The company is also marketing City Lights, a condo building on Rutledge Hill with access to the Rolling Mill Hill Greenway and the growing urban greenway system, Deutschmann said.

Mike Berry, whose family was the first to move into Ole South’s new Vista subdivision in Whites Creek, believes being near Beaman Park adds value to their new home. He and his wife, CaTyra, enjoy spending time with their young children in the 1,700-acre park. The city is expanding the nearby Whites Creek Greenway.

“We like to walk the trails. And to have greenways so close to Whites Creek is definitely a great selling point,” he said.

Employers, developers hopeful

Major employers with offices in the new Capitol View mixed-use development downtown have expectations that growing numbers of workers will commute on their bicycles.

HCA, which has 430,000 square feet of office space, and HealthStream, which has 67,000 square feet of space in Capitol View, both included bicycled racks in their buildings, said Jeff Haynes managing partner of Boyle Nashville.

Boyle is developing the 35 acre mixed-use community just north of the Gulch on Charlotte Avenue.
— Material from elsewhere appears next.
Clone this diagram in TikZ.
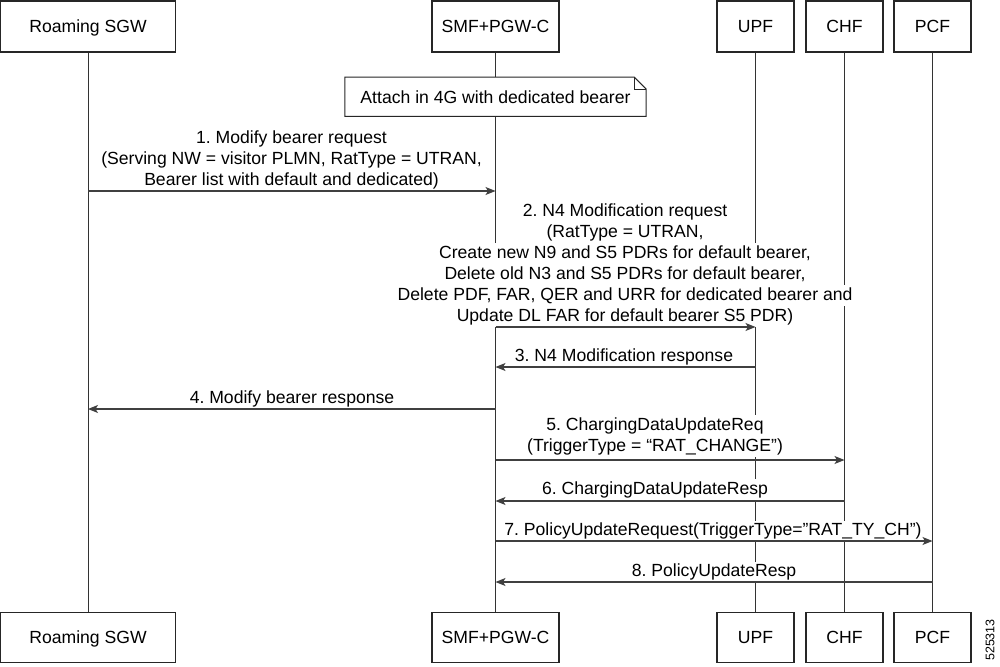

Capitol View includes offices, retail, restaurants and hundreds of residences.

Boyle provided land for the extension of a nearby greenway and for development of a 2½-acre urban park. The company gave the city one acre and sold another acre and a half at a bargain price, said Haynes.

“We see the opportunity to create a place-making district that’s different from just a collection of buildings,” he said.

MiKen Development, which is developing homes in the Nations and nearby Charlotte Park, is donating land to increase accessibility to greenways.

“That’s the luxury of it. Once the connection is made, just walk out your front door and walk to a restaurant without ever touching a sidewalk. You’ll be strolling along a creek,” said Michael Kenner, the company’s founder.

MiKen is developing Treaty Oaks, a 62-cottage neighborhood in the Nations, and The Rows @ the Annex, a development of townhomes, single-family homes and condo flats along James Avenue nearby.

On the greenway, “you can get from point A to B without interacting with crazy drivers,” said Kenner.